Schaffer v View At Dobbs, LLC |
2019 NY Slip Op 51612(U) [65 Misc 3d 133(A)] |
Decided on October 11, 2019 |
Appellate Term, Second Department |
Published by New York State Law Reporting Bureau pursuant to Judiciary Law § 431. |
This opinion is uncorrected and will not be published in the printed Official Reports. |
Benjamin Schaffer, appellant pro se. Andrew M. Romano, Esq., for respondent (no brief filed).
Appeal from a judgment of the City Court of White Plains, Westchester County (JoAnn Friia, J.), incorrectly marked as having been entered on May 4, 2016. The judgment, entered upon a June 20, 2016 oral decision of that court, after a nonjury trial, dismissed the action. The appeal was transferred to this court by decision and order on motion of the Appellate Division, Second Judicial Department, dated June 5, 2019.
ORDERED that, on the court's own motion, the notice of appeal from the June 20, 2016 oral decision is deemed a notice of appeal from the judgment incorrectly marked as having been entered on May 4, 2016 (see CPLR 5520 [c]); and it is further,
ORDERED that the judgment is affirmed, without costs.
In this action commenced in October 2014 to recover the sum of $8,122.40 based on a breach of a contract for architectural services and on an account stated, defendant's answer denied the complaint's allegations. At a nonjury trial, plaintiff, a licensed architect, testified that defendant owned a piece of property and plaintiff, acting as an architect-developer, had done some drawings on the property for various developers. When none of the developers proceeded with the project plaintiff had proposed, defendant's principals, Leslie Cohen and Doug Austrian, whom plaintiff had met in 2013, considered using plaintiff to draw up design drawings. In March 2014, there was an email exchange between plaintiff and one of defendant's principals [*2]wherein plaintiff wrote that, upon defendant's approval of design drawings, defendant was to pay him $10,000. One of the principals responded, "Ok you have a deal we would like preliminary as soon as possible." In April 2014, plaintiff presented "drawings" to the principals and requested the money. The principals gave plaintiff a $2,000 check. While there had been drawings prepared for previous developers, some changes had been made to them, including the number and sizes of the apartments that would be included in the proposed building. Plaintiff testified that he thereafter had spent about four hours making additional changes requested by the principals. By May of 2014, plaintiff had been informed that defendant was in negotiations to sell the property and was not going to proceed with the development. Consequently, plaintiff sought to recover the $8,000 balance due, plus $122.40 in reimbursable expenses. Leslie Cohen testified for defendant that the parties had never met again after the April 2014 meeting, no design drawings had ever been approved, the designs presented at trial by plaintiff were not good enough to get approval and the property had been sold in June 2014. Cohen did not hear from plaintiff again after the initial meeting.

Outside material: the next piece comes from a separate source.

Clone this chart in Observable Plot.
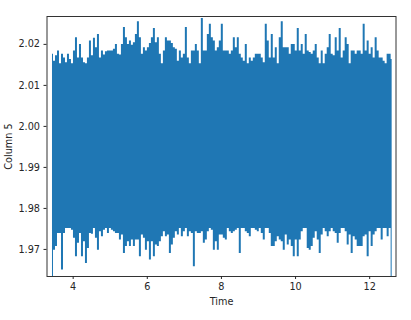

Following the trial, the City Court dismissed the action, finding that there had been no contract entered into.
Contrary to the City Court's finding, the emails exchanged between the parties created a valid contract (see Forcelli v Geico Corp., 109 AD3d 244 [2013]). Nevertheless, the record supports the determination of the City Court, based upon its assessment of the credibility of the witnesses and the proof adduced at trial, that plaintiff failed to establish his claim for breach of contract, quantum meruit or an account stated. The contract provisions, as provided for in the emails, directed that plaintiff was to be paid only upon defendant's approval of the design drawings. Plaintiff failed to establish any breach, in that there was no showing that defendant's principals had ever approved any design drawings or had unreasonably withheld approval (see 22 NY Jur 2d, Contracts § 336). Moreover, plaintiff never established that defendant had sold the property in bad faith specifically to avoid enforcement of the contract (cf. Rosenthal v Oakes, 41 AD3d 305 [2007]). In addition, there was no showing that plaintiff's designs would have been approved but for the sale of the property, especially given Cohen's testimony that he would not have approved the designs that plaintiff presented at trial.

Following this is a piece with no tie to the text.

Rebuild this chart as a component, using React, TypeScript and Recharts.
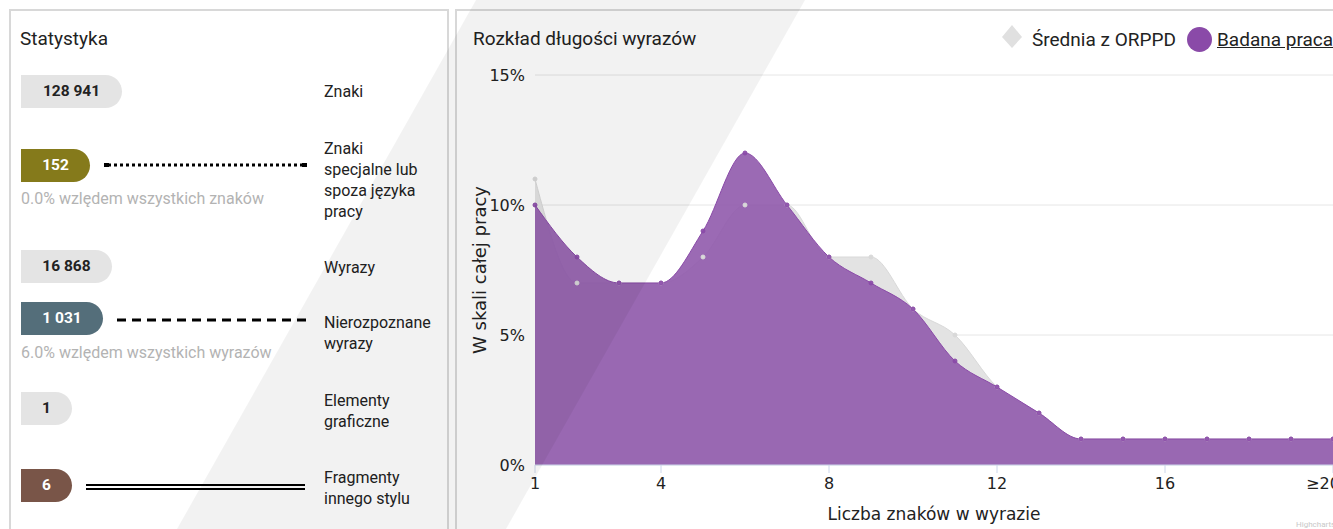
import { AreaChart, Area, XAxis, YAxis, CartesianGrid, Label } from 'recharts'

// word length categories (20 = "20 and more")
const wordLengths = [1, 2, 3, 4, 5, 6, 7, 8, 9, 10, 11, 12, 13, 14, 15, 16, 17, 18, 19, 20]
const corpusAverage = [11, 7, 7, 7, 8, 10, 10, 8, 8, 6, 5, 3, 2, 1, 1, 1, 1, 1, 1, 1]
const thisWork = [10, 8, 7, 7, 9, 12, 10, 8, 7, 6, 4, 3, 2, 1, 1, 1, 1, 1, 1, 1]
const xTicks = [1, 4, 8, 12, 16, 20]
const yTicks = [0, 5, 10, 15]

const statValues = ['128 941', '152', '16 868', '1 031', '1', '6']
const statLabels = [
  ['Znaki'],
  ['Znaki', 'specjalne lub', 'spoza języka', 'pracy'],
  ['Wyrazy'],
  ['Nierozpoznane', 'wyrazy'],
  ['Elementy', 'graficzne'],
  ['Fragmenty', 'innego stylu'],
]
const statNotes = ['', '0.0% wzlędem wszystkich znaków', '', '6.0% wzlędem wszystkich wyrazów', '', '']

const chartData = wordLengths.map((len, i) => ({
  len,
  avg: corpusAverage[i],
  work: thisWork[i],
}))

const pillStyles = [
  { top: 75, width: 101, bg: '#e4e4e4', color: '#222' },
  { top: 149, width: 69, bg: '#857a1b', color: '#fff' },
  { top: 250, width: 91, bg: '#e4e4e4', color: '#222' },
  { top: 302, width: 82, bg: '#546e7a', color: '#fff' },
  { top: 392, width: 51, bg: '#e4e4e4', color: '#222' },
  { top: 469, width: 51, bg: '#795548', color: '#fff' },
]
const labelTops = [81, 138, 257, 312, 390, 467]
const noteTops = [0, 189, 0, 343, 0, 0]

const PURPLE = '#8a4aa8'
const axisFont = { fill: '#222', fontSize: 16, fontFamily: 'DejaVu Sans' }

function Pill({ i }: { i: number }) {
  const p = pillStyles[i]
  return (
    <div
      style={{
        position: 'absolute', left: 21, top: p.top, width: p.width, height: 33,
        background: p.bg, color: p.color, borderRadius: '0 17px 17px 0',
        fontSize: 15.5, fontWeight: 700, lineHeight: '33px', textAlign: 'center',
      }}
    >
      {statValues[i]}
    </div>
  )
}

function StatsPanel() {
  return (
    <div>
      <div style={{ position: 'absolute', left: 9, top: 9, width: 436, height: 540, border: '2px solid #d8d8d8' }} />
      <div style={{ position: 'absolute', left: 20, top: 28, fontSize: 19, lineHeight: '22px', color: '#222' }}>Statystyka</div>
      {statValues.map((_, i) => <Pill key={i} i={i} />)}
      {statNotes.map((n, i) => n && (
        <div key={i} style={{ position: 'absolute', left: 21, top: noteTops[i], fontSize: 16, lineHeight: '20px', color: '#b3b3b3', whiteSpace: 'nowrap' }}>{n}</div>
      ))}
      {statLabels.map((lines, i) => (
        <div key={i} style={{ position: 'absolute', left: 324, top: labelTops[i], fontSize: 16, lineHeight: '21px', color: '#222', whiteSpace: 'nowrap' }}>
          {lines.map((l, j) => <div key={j}>{l}</div>)}
        </div>
      ))}
      <svg style={{ position: 'absolute', left: 0, top: 0 }} width={450} height={529}>
        <line x1={108} y1={165} x2={304} y2={165} stroke="#000" strokeWidth={3} strokeDasharray="3 3" />
        <rect x={104} y={163} width={5} height={4} fill="#000" />
        <rect x={302} y={163} width={5} height={4} fill="#000" />
        <line x1={117} y1={320} x2={307} y2={320} stroke="#000" strokeWidth={3} strokeDasharray="9 6" />
        <line x1={86} y1={485} x2={305} y2={485} stroke="#000" strokeWidth={2} />
        <line x1={86} y1={489} x2={305} y2={489} stroke="#000" strokeWidth={2} />
      </svg>
    </div>
  )
}

function ChartLegend() {
  return (
    <div style={{ position: 'absolute', left: 1000, top: 27, height: 26, fontSize: 19, color: '#222', whiteSpace: 'nowrap' }}>
      <svg style={{ position: 'absolute', left: 0, top: -2 }} width={24} height={26}>
        <polygon points="12,0 22,12 12,23 2,12" fill="#e0e0e0" />
      </svg>
      <div style={{ position: 'absolute', left: 32, top: 0, lineHeight: '25px' }}>Średnia z ORPPD</div>
      <div style={{ position: 'absolute', left: 187, top: 0, width: 25, height: 25, borderRadius: 13, background: PURPLE }} />
      <div style={{ position: 'absolute', left: 217, top: 0, lineHeight: '25px', textDecoration: 'underline' }}>Badana praca</div>
    </div>
  )
}

function YTitle(props: any) {
  const vb = props.viewBox
  const cx = vb.x + 19
  const cy = vb.y + vb.height / 2
  return (
    <text x={cx} y={cy} transform={`rotate(-90 ${cx} ${cy})`} textAnchor="middle" dominantBaseline="central"
      fill="#222" fontSize={18} fontFamily="DejaVu Sans">
      W skali całej pracy
    </text>
  )
}

function XTick(props: any) {
  const { x, y, payload } = props
  const last = payload.value === 20
  return (
    <text x={x + (last ? -10 : 0)} y={y} dy="0.71em" textAnchor="middle" {...axisFont}>
      {last ? '≥20' : String(payload.value)}
    </text>
  )
}

function LengthChart() {
  return (
    <div>
      <div style={{ position: 'absolute', left: 455, top: 9, width: 900, height: 540, border: '2px solid #d8d8d8' }} />
      <div style={{ position: 'absolute', left: 473, top: 28, fontSize: 19, lineHeight: '22px', color: '#222' }}>Rozkład długości wyrazów</div>
      <div style={{ position: 'absolute', left: 460, top: 12 }}>
        <AreaChart width={900} height={517} data={chartData} margin={{ top: 63, right: 27, bottom: 0, left: 0 }}>
          <CartesianGrid vertical={false} stroke="#e6e6e6" />
          <XAxis
            dataKey="len" type="number" domain={[1, 20]} ticks={xTicks}
            height={64} stroke="#ccd6eb" tick={<XTick />} tickSize={8} tickMargin={5}
          >
            <Label value="Liczba znaków w wyrazie" position="insideBottom" offset={9} fill="#222" fontSize={17} fontFamily="DejaVu Sans" />
          </XAxis>
          <YAxis
            width={75} domain={[0, 15]} ticks={yTicks} tickFormatter={(v) => `${v}%`}
            axisLine={false} tickLine={false} tickMargin={4} tick={axisFont}
          >
            <Label content={YTitle} />
          </YAxis>
          <Area dataKey="avg" type="monotone" stroke="#d9d9d9" strokeWidth={1} fill="#e3e3e3" fillOpacity={1}
            dot={{ r: 2, fill: '#d9d9d9', stroke: '#d9d9d9' }} isAnimationActive={false} />
          <Area dataKey="work" type="monotone" stroke={PURPLE} strokeWidth={1} fill="#905aac" fillOpacity={0.9}
            dot={{ r: 2, fill: PURPLE, stroke: PURPLE }} isAnimationActive={false} />
        </AreaChart>
      </div>
      <ChartLegend />
      <div style={{ position: 'absolute', left: 1296, top: 520, fontSize: 8, color: '#c8c8c8', whiteSpace: 'nowrap' }}>Highcharts.com</div>
    </div>
  )
}

export default function App() {
  return (
    <div style={{ position: 'fixed', left: 0, top: 0, width: 1333, height: 529, overflow: 'hidden', background: '#fff', fontFamily: 'Roboto, sans-serif' }}>
      <StatsPanel />
      <LengthChart />
      <svg style={{ position: 'absolute', left: 0, top: 0, pointerEvents: 'none' }} width={1333} height={529}>
        <polygon points="476,0 805,0 506,529 177,529" fill="rgba(0,0,0,0.05)" />
      </svg>
    </div>
  )
}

Plaintiff's contention that he should recover under a quantum meruit theory was properly rejected, as the existence of a contract between the parties precluded his quantum meruit claim (see Aviv Constr., Inc. v Antiquarium, Ltd., 259 AD2d 445 [1999]).
Finally, plaintiff did not establish an account stated as "an account stated cannot be made the instrument to create liability where none exists" but assumes the existence of some indebtedness between the parties or an express agreement to treat the statement in question as an account stated (Gurney, Becker & Bourne, Inc. v Benderson Development Company, Inc., 47 NY2d 995, 996 [1979]; see also M. Paladino, Inc. v Luccchese & Son Contr. Corp., 247 AD2d 515 [1998]), which was not shown here.
Accordingly, the judgment is affirmed.
ADAMS, P.J., TOLBERT and EMERSON, JJ., concur.